L’amortissement comptable, que nous avons détaillé précédemment, permet de constater l’usure ou l’obsolescence normale et prévue de vos actifs. Mais que se passe-t-il si un bien perd de la valeur de manière plus brutale ou imprévue ? Imaginez une machine qui devient soudainement obsolète à cause d’une nouvelle technologie concurrentielle, un bâtiment endommagé par une catastrophe naturelle, ou un brevet dont la valeur s’effondre suite à un changement de réglementation. Dans ces situations, l’amortissement seul ne suffit plus à refléter la valeur réelle de l’actif. C’est là qu’intervient la dépréciation comptable. Il s’agit d’un mécanisme permettant de constater une perte de valeur ponctuelle et significative, venant s’ajouter à l’amortissement. Ignorer une dépréciation reviendrait à surévaluer le patrimoine de votre entreprise. Quand faut-il tester la valeur de vos actifs ? Comment calculer et comptabiliser une dépréciation ? Peut-on revenir en arrière si la situation s’améliore ? Cet article vous guide à travers les règles définies par le Plan Comptable Général (PCG).

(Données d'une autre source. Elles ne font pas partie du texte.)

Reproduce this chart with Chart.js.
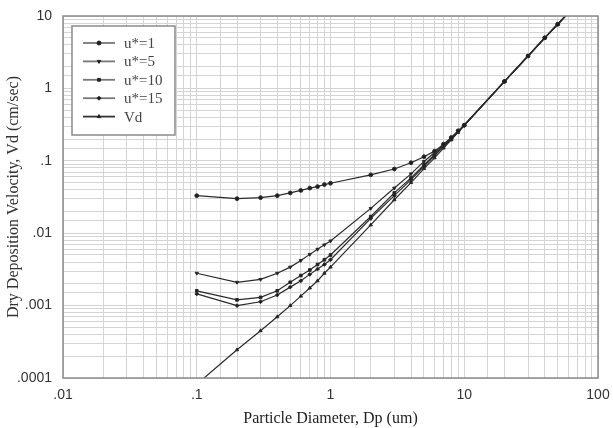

Comprendre la dépréciation et la valeur actuelle
La dépréciation est définie par l’article 214-5 du PCG comme la constatation que la valeur actuelle d’un actif est devenue inférieure à sa valeur nette comptable (VNC). Il est important de bien distinguer la dépréciation de l’amortissement :
- L’amortissement constate une perte de valeur attendue, systématique et progressive, liée à l’utilisation normale de l’actif sur sa durée prévue.
- La dépréciation constate une perte de valeur exceptionnelle, ponctuelle et potentiellement réversible, résultant d’événements ou de changements de circonstances spécifiques.
La valeur nette comptable (VNC) d’un actif est sa valeur brute (coût d’entrée ou valeur réévaluée) diminuée des amortissements cumulés depuis son acquisition ET des dépréciations cumulées constatées antérieurement.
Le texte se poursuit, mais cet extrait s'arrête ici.